3. Expect Aftershocks Over the Next Several Sessions

Historically, extreme intraday reversals are followed by:

  • multiple days of above-average volatility

  • wider ES futures ranges

  • sharp counter-trend bounces

  • elevated skew and front-end IV

  • more sudden, dealer-driven intraday swings

It is extremely rare for a market to fully absorb a shock of this magnitude in a single session.


Macro Context: NVDA, Labor Data & Structural Uncertainty

NVDA’s Earnings

Nvidia’s earnings were announced after the bell with a beat-and-raise quarter and strong Q4 guidance — a catalyst that normally supports risk assets. But instead of enthusiasm, the market displayed bifurcation: tech strength on paper, but stress in market structure.

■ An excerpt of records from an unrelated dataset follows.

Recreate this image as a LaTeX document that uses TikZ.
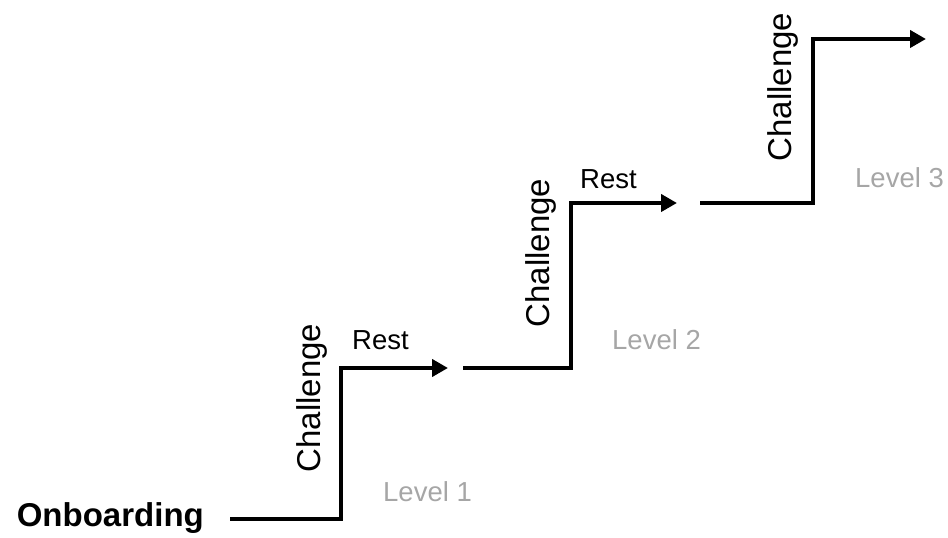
\documentclass[tikz,border=0pt]{standalone}
\usepackage{fontspec}
\setmainfont{Liberation Sans}
\usepackage{tikz}
\usetikzlibrary{arrows.meta, positioning}
\definecolor{levelgray}{RGB}{166, 166, 166}

\begin{document}
\begin{tikzpicture}[
    x=1pt, y=1pt,
    stair/.style={line width=4.4pt, line join=miter, -{Triangle[length=16pt, width=17pt]}},
    climb/.style={rotate=90, anchor=base, inner sep=0pt, font=\fontsize{33}{33}\selectfont},
    rest/.style={anchor=base west, inner sep=0pt, font=\fontsize{27.5}{27.5}\selectfont},
    level/.style={anchor=base west, inner sep=0pt, text=levelgray, font=\fontsize{27.5}{27.5}\selectfont}
]
    \useasboundingbox (0,0) rectangle (948,538);

    % corners of the three steps
    \coordinate (s1) at (230,19);
    \coordinate (k1) at (341,19);
    \coordinate (t1) at (341,170);
    \coordinate (e1) at (448,170);
    \coordinate (s2) at (463,170);
    \coordinate (k2) at (571,170);
    \coordinate (t2) at (571,335);
    \coordinate (e2) at (677,335);
    \coordinate (s3) at (700,335);
    \coordinate (k3) at (813,335);
    \coordinate (t3) at (813,499);
    \coordinate (e3) at (926,499);

    \node[anchor=base east, inner sep=0pt, font=\fontsize{33}{33}\selectfont\bfseries] (start) at (204,11) {Onboarding};

    \node[climb] (ch1) at (320,140) {Challenge};
    \node[climb] (ch2) at (549,285) {Challenge};
    \node[climb] (ch3) at (791,451) {Challenge};

    \node[rest] (rest1) at (352,188) {Rest};
    \node[rest] (rest2) at (580,349) {Rest};

    \node[level] (lv1) at (383,36) {Level 1};
    \node[level] (lv2) at (612,188) {Level 2};
    \node[level] (lv3) at (855,350) {Level 3};

    \draw[stair] (s1) -- (k1) -- (t1) -- (e1);
    \draw[stair] (s2) -- (k2) -- (t2) -- (e2);
    \draw[stair] (s3) -- (k3) -- (t3) -- (e3);

\end{tikzpicture}
\end{document}
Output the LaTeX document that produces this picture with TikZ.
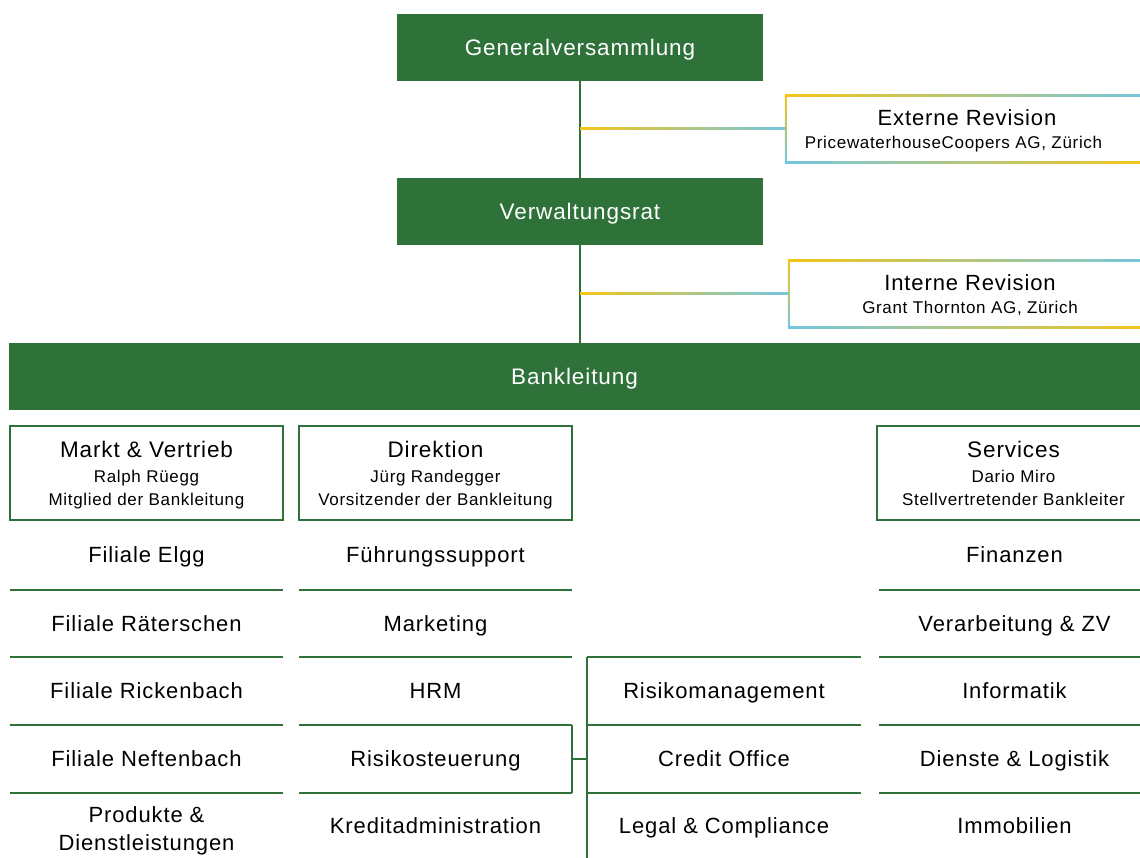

This divergence is characteristic of late-cycle behavior.


Labor Market Data

The morning’s U.S. jobs numbers added more uncertainty:

  • soft job creation

  • rising unemployment

  • cooling wages

This mix doesn’t produce clarity — it produces fear of policy misalignment.
Markets dislike ambiguity far more than negative news.


Strategy Playbook for This New Regime

1. Defensive Iron Condors (Wider Wings)

Using SPX or ES options 3–4 weeks out, widen wings significantly to respect the larger distribution. Lower credit is acceptable for higher safety.


2. Tail-Protection Diagonals

Buy a 4–5 week OTM put and sell a 1–2 week put. This structure provides downside protection with reduced cost — ideal when short-term IV is elevated.


3. Tactical, Defined-Risk Short Vol (Only if Cautious)

If you believe the panic was excessive, small-sized, defined-risk short-premium trades can capture IV mean reversion. But sizing must be conservative, and hedges mandatory.


What Traders Should Watch Next

  • Follow-through on ES futures in the next 48 hours

  • SPX downside skew behavior

  • Term structure normalization or further inversion

  • NVDA’s effect on AI-linked sectors

  • Upcoming macro data (jobless claims, ISM, home sales)

  • Whether SPX finds support or fails at key technical levels

Markets are entering a phase where reactive volatility becomes more common and intraday ranges widen materially.


Final Thoughts

November  20, 2025 wasn’t just a volatile session.
It was a rare, structural event — one of only four of its kind in over three decades of SPY history — and it delivered a clear message:

The volatility regime has changed.

SPX and ES traders must recognize that the assumptions of the previous environment no longer apply.
Risk needs to be recalibrated.
Premium needs to be respected.
Position sizing and hedging need to adapt.

The market just turned the page — and ignoring that shift can be costly.